Une part de moi, sûrement très jeune, se demande toujours comment une machine pareille peut exister. Pourtant on n’était pas si mal dans nos grottes à cueillir nos fruits et à manger l’un ou l’autre lapin, en relative sécurité car c’était bien après la disparition des tyrannosaures. Mais la pelleteuse a fini par sortir de la tête de quelqu’un. Un homme pour ne rien vous cacher, les femmes étant coincées dans la grotte pour assurer la survie de l’espèce.

Tout a commencé avec la roue. L’arrivée de la technique. Ce monde d’hommes et de machines. Grand sujet pour les femmes que celui de l’appropriation de la technique. Entre 80 et 98% des ingénieurs sont des hommes, ça dépend des secteurs, le pire étant l’informatique. Terrible quand on voit à quel point cette « tech » comme ils disent dirige notre vie. C’est aussi pour cela que les appareils ménagers, conçus jusqu’ici par des hommes, sont souvent à côté de la plaque (à induction). La prise n’est jamais au bon endroit, et je viens de subir une agression majeure de la part de mon dernier extracteur de jus dont le bol a explosé. Quant à mon congélateur, il faut que je le décolle du mur et que je vienne avec une lampe de poche pour régler la température ... Nous nous sommes déjà séparés du sèche-linge qui rétrécissait agressivement tous les habits qu’on lui confiait, alors même que nos enfants grandissaient à vue d’oeil, il n’avait rien compris.

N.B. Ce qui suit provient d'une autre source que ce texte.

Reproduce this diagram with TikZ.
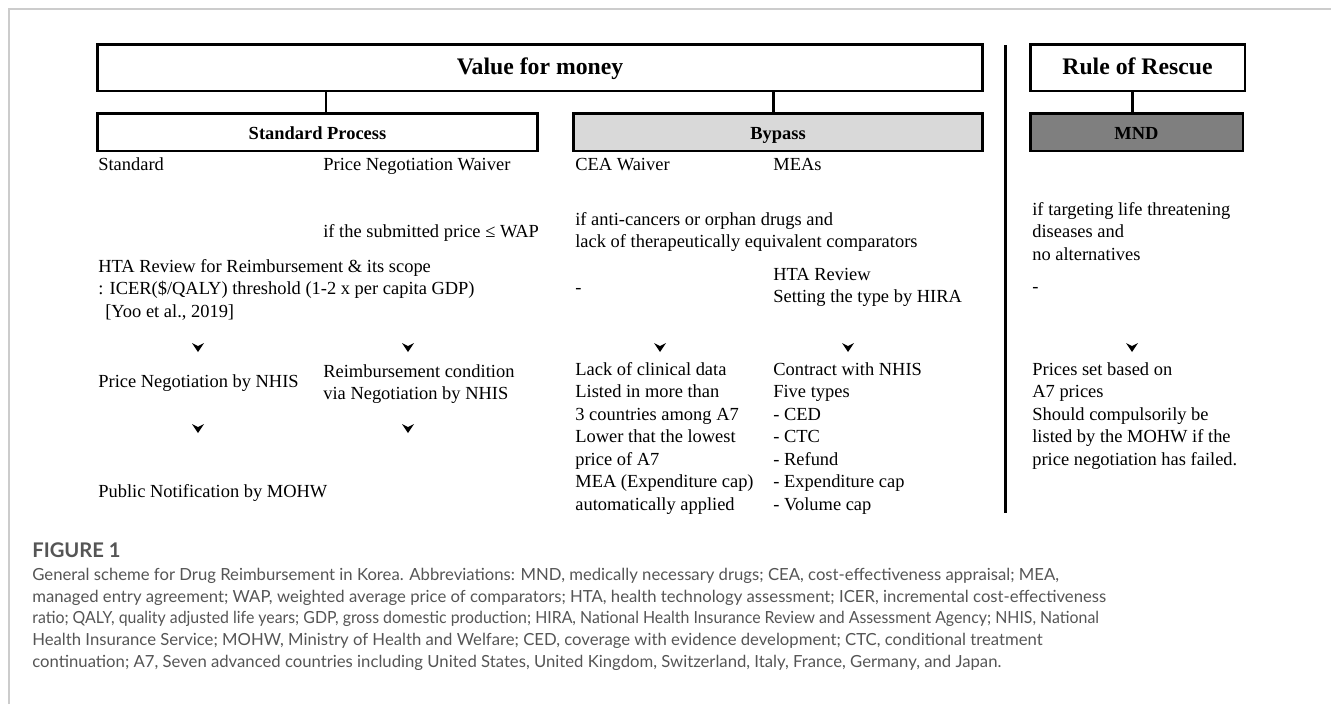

Mais après tout se dit une autre partie de moi plus grande, cette machine, la pelleteuse, est là pour de bonnes raisons. Pas pour détruire la forêt amazonienne. Mais pour arranger le trou qui existe déjà devant la maison et en faire une mare. Une mare c’est sympa. Il va y avoir des crapauds, dont les crapauds accoucheurs qui chantent la nuit le bonheur de porter leurs bébés sur le dos, des grenouilles, des libellules et des tas d’autres bestioles rigolotes et indispensables à la survie de la planète.

Donc c’est une gentille machine. 

Mais je n’y peux rien. J’imagine toutes les petites bêtes, les petites fleurs, les brins d’herbe que les grosses roues vont écraser, déranger au mieux, tuer au pire. J’imagine tous les campagnols ayant fait leur nid au fond du trou qui vont y finir enterrés vivants. Comme des fosses communes dans trop de guerres dans le monde. Je suis comme ça. J’ai une imagination galopante. Et peut-être exagérée. Mais. Je vais rester planquée dans mon bureau pendant toute la durée heureusement courte des travaux. 

Je culpabilise aussi un peu. Je me dis qu’on aurait pu s’y coller avec mon compagnon. Lui au fond du trou avec la pioche et la pelle. Moi au bord avec les seaux que j’irais vider au fur et à mesure à quelques dizaines de mètre de là. On en aurait juste eu pour trois ou quatre ans vu notre emploi du temps quotidien. Mais ça nous aurait fait les muscles et les poumons. 

Comme ces enfants en Afrique, ceux qui vont piocher au fond du trou les métaux rares dont sont faits nos portables. 

Il y en a plein qui survivent. 

Patte de tyrannosaure, Béarn, année 2019.

Patte de tyrannosaure, Béarn, année 2019.